§ **WORK INSTRUCTIONS**
Leaving out the pictures, retype the lines from the beginning of the listing through the line containing "import pandas as pd".

§ **SUPPLIED DATA**
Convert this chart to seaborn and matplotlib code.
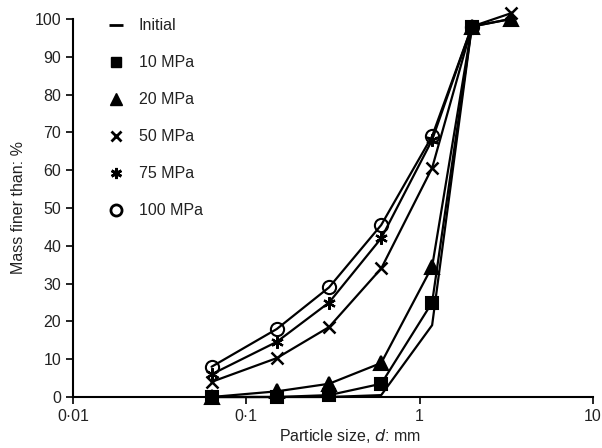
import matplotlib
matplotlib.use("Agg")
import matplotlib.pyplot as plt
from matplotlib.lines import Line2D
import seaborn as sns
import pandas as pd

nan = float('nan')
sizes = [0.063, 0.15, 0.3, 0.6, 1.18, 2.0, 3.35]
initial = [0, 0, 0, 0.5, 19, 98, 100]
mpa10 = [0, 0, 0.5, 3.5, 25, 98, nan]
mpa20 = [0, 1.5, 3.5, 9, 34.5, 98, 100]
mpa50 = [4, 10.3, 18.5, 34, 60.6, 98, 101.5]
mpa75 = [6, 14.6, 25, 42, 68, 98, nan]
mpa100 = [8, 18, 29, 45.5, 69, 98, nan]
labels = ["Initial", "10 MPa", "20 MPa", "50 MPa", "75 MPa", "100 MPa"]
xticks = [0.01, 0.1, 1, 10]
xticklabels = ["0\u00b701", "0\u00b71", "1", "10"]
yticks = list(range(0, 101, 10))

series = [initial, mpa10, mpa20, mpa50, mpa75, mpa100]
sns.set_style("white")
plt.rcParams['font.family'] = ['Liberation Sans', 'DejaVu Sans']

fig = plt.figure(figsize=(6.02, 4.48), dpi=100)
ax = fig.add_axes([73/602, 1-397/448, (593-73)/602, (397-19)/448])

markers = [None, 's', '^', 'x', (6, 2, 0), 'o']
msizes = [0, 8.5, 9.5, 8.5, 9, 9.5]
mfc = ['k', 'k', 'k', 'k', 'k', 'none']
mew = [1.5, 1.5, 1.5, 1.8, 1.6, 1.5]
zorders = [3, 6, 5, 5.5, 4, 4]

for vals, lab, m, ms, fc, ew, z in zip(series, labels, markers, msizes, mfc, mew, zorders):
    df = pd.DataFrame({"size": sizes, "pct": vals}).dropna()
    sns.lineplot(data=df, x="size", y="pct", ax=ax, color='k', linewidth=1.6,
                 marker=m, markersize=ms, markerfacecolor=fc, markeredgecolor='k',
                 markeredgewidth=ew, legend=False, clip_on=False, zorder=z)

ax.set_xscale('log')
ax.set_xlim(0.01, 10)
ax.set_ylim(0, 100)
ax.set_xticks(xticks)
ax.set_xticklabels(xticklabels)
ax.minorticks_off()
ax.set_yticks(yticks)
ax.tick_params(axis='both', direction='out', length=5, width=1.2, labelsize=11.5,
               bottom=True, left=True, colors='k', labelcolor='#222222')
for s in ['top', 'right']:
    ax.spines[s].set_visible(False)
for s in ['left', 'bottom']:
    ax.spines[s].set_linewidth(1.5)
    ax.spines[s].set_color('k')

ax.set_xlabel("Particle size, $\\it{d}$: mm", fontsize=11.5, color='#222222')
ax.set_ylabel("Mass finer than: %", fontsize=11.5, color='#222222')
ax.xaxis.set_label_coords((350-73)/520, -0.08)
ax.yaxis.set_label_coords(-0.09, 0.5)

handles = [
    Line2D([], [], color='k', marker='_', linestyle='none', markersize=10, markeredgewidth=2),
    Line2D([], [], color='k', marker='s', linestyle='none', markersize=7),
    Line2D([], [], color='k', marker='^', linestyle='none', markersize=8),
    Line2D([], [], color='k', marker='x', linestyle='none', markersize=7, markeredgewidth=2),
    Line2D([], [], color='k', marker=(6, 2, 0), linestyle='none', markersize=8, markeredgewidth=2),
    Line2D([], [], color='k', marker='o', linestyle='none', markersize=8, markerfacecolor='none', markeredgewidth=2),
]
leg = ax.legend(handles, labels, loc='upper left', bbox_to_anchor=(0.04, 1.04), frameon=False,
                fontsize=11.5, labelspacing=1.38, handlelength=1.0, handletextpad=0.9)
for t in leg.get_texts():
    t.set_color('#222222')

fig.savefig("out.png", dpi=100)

§ **EXPECTED OUTPUT**
Convert this chart to seaborn and matplotlib code.
import matplotlib
matplotlib.use("Agg")
import matplotlib.pyplot as plt
from matplotlib.lines import Line2D
import seaborn as sns
import pandas as pd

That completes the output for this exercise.